Guards knew of danger to R. Kelly before attack his lawyers claim in sixth appeal
R. Kelly had told guards and a doctor at the Metropolitan Correctional Center that a prisoner might assault him before the incident happened, as he had overheard the same inmate discuss his possible attack on the phone.
Steven Greenberg and Nicole Blank Becker, the musician’s lawyers, said guards had also insinuated to inmates that Kelly was the reason for a withdrawal of some of their rights because of the behaviour of fans picketing outside the prison.
Kelly’s attacker was reportedly angry at the constant protests calling for the singer’s release, which led to prison authorities putting a stop to outside visits for inmates.
The federal detainee with, “f— the feds”, tattooed on his face recently got into R. Kelly’s cell while the singer was sleeping and stomped on his head repeatedly while wielded an ink pen with which he wanted to stab Kelly.
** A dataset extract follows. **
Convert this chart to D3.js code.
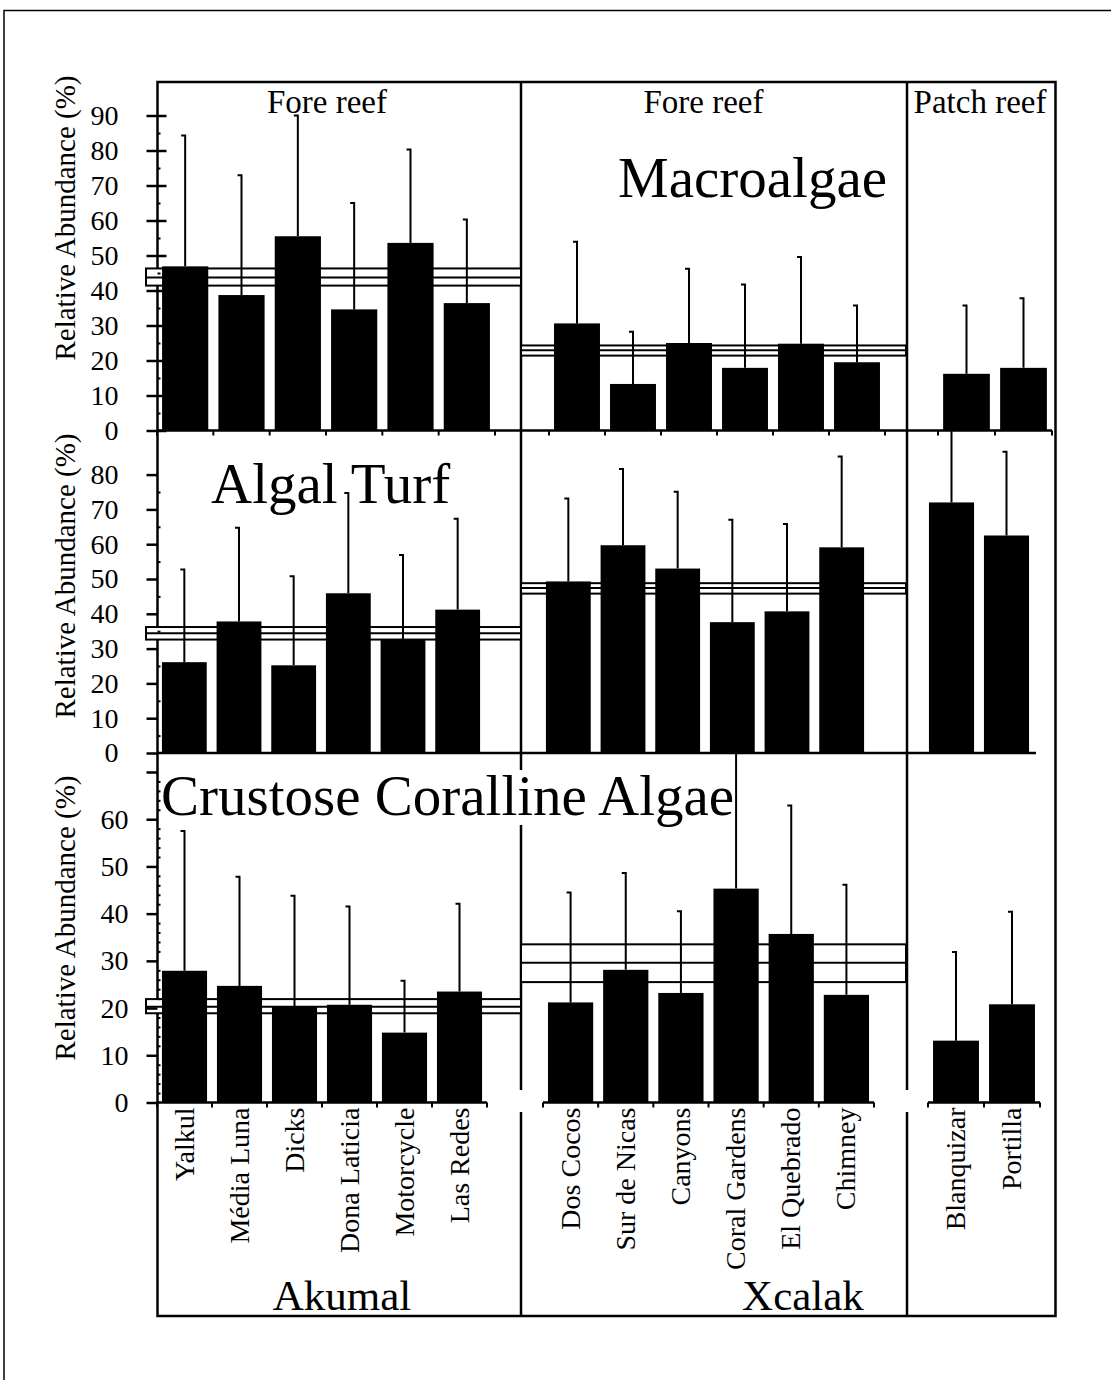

Before he could carry out the act, he was stopped by other inmates.
Three weeks before the attack, Kelly had heard the inmate telling someone over the phone that he might attack him, something the singer went on to tell prison guards, while he also alerted his doctor that he was not happy being portrayed as the reason why the facility had to shut down by the prison guards.
Meanwhile, the musician’s sixth application for bail has been denied, after the Second Circuit Court of Appeals’ decision said prosecutors presented “clear and convincing evidence” that Kelly presents a potential danger to the community and is a flight risk.
Mike Leonard, one of Kelly’s attorneys, said the appeals ruling was “very disappointing and somewhat surprising” because appeals judges during oral arguments had seemed to understand that Kelly’s incarceration was allegedly preventing him from preparing adequately for trial.
Kelly is facing charges in New York including racketeering and violations of the Mann Act, which prohibits trafficking for prostitution or sexual activity.
The charges Kelly faces stem from activity that prosecutors say took place over two decades in New York, Connecticut, Illinois and California. Kelly was also indicted on federal charges in Illinois for child pornography and obstruction, as well as state charges of aggravated criminal sexual abuse.
He has pleaded not guilty to all of the charges.